Big Tumble in Interest Rates

A fairly sure way to keep interest rates down is to sell off equities HARD.  While there are likely a couple factors to the interest rate fall you can be certain that a fair portion of it is simply a flight to safety.

While lower interest rates may at times be helpful to income securities that is not the case today.  The average preferred and baby bond is off 2 cents in spite of the 10 year tumble to 2.81%.  Sometimes the flight to safety also means tossing the baby out with the bath water which means selling common AND preferred stocks.

Todays move simply shows that an investor can’t focus on any given factor to drive interest rates.  Yesterdays action got the 10 year to close at 2.90%, but that is all forgotten today as talk of a trade war takes the stage.

As an investor that bought our first common stock in October, 1971 these nervous nellies and talking heads drive us a bit crazy and to some degree we long for the olden days when we had to wait for the newspaper to arrive to find out what our stock did the day before.  Given that we probably won’t go back to those days we live with the cards we are dealt.

Reviewing portfolios today we see little damage–a little here and a little there but nothing to get exited about.

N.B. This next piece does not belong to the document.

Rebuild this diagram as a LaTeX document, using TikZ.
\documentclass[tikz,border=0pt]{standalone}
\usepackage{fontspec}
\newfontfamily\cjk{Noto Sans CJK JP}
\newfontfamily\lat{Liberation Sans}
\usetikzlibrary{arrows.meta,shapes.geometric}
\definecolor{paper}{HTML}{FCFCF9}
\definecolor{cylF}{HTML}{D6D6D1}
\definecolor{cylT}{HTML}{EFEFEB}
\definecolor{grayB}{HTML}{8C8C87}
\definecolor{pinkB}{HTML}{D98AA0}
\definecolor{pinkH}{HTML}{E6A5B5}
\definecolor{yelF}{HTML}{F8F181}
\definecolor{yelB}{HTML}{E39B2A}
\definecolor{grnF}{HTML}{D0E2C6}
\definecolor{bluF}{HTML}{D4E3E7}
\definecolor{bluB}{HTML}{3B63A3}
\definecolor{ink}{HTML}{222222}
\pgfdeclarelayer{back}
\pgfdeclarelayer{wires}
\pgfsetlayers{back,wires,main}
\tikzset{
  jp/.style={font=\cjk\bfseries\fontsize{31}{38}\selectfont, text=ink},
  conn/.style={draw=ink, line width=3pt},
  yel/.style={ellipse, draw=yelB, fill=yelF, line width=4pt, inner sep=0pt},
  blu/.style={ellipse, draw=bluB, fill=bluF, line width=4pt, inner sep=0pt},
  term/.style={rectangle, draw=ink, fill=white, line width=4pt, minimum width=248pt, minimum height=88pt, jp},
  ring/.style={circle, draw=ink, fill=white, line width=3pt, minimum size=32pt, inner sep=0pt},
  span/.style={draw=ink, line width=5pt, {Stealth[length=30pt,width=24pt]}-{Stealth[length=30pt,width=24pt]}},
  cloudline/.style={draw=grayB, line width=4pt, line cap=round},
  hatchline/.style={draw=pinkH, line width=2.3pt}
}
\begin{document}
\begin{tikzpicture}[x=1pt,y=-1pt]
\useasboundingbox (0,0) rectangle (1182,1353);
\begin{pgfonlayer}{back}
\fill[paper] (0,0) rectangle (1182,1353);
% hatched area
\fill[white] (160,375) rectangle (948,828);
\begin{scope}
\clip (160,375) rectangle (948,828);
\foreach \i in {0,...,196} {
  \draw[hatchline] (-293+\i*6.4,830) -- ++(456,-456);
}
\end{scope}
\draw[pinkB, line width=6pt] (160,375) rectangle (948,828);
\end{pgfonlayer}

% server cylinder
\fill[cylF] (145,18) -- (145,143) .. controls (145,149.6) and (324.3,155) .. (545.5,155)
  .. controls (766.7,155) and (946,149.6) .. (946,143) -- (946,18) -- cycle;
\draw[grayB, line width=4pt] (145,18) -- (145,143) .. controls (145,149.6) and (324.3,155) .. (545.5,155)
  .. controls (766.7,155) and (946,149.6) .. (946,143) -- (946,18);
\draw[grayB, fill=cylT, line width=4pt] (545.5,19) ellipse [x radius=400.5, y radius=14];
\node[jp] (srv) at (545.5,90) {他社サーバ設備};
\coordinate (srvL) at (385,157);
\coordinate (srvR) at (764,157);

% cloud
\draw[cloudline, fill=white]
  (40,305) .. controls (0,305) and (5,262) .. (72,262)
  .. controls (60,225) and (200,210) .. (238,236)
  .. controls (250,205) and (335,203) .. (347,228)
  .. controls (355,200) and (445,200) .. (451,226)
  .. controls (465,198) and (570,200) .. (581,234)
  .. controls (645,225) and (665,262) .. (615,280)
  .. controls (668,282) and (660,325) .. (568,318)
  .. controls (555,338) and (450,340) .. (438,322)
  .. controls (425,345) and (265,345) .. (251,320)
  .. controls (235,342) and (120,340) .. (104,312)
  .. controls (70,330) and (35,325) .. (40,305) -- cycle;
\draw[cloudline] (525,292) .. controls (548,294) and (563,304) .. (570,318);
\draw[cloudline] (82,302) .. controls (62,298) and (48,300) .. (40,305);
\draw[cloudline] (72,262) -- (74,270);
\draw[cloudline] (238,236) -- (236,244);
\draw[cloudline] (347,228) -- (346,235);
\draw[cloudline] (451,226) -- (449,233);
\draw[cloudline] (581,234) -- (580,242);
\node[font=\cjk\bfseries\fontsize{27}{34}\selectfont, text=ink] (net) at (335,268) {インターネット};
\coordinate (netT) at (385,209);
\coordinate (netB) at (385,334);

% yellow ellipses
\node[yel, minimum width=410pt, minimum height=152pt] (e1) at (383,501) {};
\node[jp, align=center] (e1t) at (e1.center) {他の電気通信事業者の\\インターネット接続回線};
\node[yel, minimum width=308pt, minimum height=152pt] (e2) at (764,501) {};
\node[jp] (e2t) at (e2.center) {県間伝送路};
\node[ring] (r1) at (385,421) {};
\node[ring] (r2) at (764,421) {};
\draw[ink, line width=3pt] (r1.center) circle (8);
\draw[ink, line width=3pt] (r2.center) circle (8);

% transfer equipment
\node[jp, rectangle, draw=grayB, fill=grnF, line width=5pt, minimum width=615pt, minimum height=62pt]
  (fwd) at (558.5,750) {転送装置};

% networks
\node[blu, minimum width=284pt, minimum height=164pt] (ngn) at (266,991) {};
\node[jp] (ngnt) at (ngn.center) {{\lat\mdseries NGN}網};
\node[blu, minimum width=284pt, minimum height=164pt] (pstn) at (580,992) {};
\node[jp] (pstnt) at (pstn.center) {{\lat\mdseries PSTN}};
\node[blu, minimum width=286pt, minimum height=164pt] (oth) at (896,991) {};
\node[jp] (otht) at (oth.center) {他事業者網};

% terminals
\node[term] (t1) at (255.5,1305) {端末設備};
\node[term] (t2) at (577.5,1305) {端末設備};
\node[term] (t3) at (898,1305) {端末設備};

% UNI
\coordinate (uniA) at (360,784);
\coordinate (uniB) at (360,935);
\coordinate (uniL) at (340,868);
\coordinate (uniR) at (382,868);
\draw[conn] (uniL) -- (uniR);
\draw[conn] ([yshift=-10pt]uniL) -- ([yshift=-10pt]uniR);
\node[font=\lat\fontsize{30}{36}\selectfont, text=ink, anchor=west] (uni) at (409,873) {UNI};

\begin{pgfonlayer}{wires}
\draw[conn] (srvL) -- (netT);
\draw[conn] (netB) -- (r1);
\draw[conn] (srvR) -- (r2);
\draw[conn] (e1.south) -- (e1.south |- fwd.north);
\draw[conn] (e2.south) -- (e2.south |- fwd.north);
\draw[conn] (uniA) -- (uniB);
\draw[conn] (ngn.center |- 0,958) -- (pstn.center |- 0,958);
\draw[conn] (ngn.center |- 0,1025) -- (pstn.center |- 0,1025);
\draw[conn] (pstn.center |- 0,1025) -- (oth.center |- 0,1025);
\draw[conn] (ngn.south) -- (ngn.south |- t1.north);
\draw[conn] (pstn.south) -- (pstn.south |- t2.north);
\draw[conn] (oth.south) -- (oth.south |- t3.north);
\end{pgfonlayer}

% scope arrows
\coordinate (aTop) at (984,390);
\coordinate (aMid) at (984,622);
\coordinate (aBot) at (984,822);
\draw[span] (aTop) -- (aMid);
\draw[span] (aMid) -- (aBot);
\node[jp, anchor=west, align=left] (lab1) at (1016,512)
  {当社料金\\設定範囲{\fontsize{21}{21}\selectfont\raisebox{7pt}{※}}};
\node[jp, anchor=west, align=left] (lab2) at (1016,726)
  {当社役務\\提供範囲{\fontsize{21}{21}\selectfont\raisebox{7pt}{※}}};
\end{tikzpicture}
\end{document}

We shall see what transpires the rest of the day as the DJIA is off 369 right now and the 10 year treasury is 2.83% (still locked in the 2.8 to 2.9% range).

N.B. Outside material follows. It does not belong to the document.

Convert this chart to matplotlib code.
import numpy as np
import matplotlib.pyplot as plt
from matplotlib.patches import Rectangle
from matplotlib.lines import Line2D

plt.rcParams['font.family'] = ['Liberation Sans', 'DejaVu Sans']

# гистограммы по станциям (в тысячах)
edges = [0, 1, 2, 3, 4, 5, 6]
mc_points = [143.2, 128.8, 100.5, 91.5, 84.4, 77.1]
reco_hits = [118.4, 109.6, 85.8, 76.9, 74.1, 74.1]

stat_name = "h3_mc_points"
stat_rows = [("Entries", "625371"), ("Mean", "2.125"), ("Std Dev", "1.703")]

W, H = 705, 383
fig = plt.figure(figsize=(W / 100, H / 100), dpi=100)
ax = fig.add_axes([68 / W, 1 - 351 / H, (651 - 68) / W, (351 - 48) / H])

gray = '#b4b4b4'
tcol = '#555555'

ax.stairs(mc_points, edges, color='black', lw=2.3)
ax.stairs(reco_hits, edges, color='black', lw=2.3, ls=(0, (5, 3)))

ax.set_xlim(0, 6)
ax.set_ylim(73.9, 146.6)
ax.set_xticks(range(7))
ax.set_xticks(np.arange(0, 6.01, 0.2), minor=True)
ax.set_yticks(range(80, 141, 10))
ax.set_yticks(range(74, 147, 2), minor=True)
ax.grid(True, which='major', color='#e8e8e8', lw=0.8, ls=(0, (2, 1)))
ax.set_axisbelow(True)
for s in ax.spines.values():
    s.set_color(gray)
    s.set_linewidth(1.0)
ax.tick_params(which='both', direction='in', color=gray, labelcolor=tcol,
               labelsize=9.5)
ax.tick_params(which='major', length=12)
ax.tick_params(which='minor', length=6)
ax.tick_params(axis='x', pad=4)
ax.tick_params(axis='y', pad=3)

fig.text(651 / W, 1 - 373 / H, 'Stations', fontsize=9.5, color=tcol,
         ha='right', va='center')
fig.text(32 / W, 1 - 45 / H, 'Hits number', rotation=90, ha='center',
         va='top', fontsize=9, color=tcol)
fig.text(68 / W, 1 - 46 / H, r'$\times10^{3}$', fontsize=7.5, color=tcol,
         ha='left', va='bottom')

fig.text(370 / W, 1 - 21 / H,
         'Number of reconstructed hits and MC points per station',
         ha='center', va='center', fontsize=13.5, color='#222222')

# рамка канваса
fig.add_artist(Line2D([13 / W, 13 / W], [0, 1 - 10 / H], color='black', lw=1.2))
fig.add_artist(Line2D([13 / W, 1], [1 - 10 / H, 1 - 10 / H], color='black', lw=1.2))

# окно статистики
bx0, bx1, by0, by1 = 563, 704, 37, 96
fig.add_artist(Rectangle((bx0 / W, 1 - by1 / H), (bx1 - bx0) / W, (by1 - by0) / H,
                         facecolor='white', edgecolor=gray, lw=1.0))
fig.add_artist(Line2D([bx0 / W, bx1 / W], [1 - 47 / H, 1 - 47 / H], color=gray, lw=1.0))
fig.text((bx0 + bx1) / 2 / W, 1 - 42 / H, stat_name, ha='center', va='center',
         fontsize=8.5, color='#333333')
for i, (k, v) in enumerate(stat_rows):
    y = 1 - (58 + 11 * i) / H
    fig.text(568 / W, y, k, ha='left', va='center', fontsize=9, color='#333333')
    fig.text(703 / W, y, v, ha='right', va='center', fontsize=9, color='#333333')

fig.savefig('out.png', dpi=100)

6 thoughts on “Big Tumble in Interest Rates”

  1. Hi Jeff–thanks for your kind words. Long ways to go on the site, but I will get there eventually—I’m pretty tenacious on this stuff–now if I didn’t have to work a paying job for a living I would be in heaven.

  2. The best that we can hope for right now, I guess… “Reviewing portfolios today we see little damage–a little here and a little there but nothing to get exited about.”

    You said it…

    Very odd how the talking heads on CNBC are twisting this narrative of we are where we are because of the crashing down of tech, aka, Facebook by itself.

    Beyond silly…

    1. Gw–they have to fill airtime with sensational crap. Rehashing stuff to death–so little of substance on there unfortunately.

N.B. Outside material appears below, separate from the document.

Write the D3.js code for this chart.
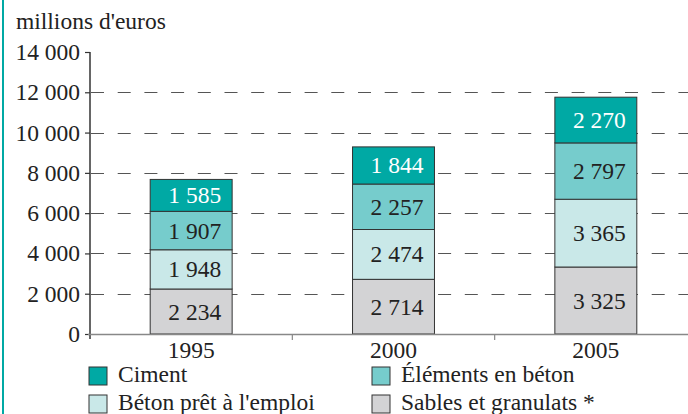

    2. GW, I checked my spreadsheet returning from the golf course. Im up actually on my preferreds today. Pretty much a normal day. Got my last 200 share fill of AILLL at $26.70, had to pay up to round off my 2500 shares but it hadnt traded in two weeks. Sold several thousand at 27.15 couple months ago and bought most back at 26.30-40. The last 200 were stubborn, so I caved. I felt naked without all my AILLL, my original issue from many years ago.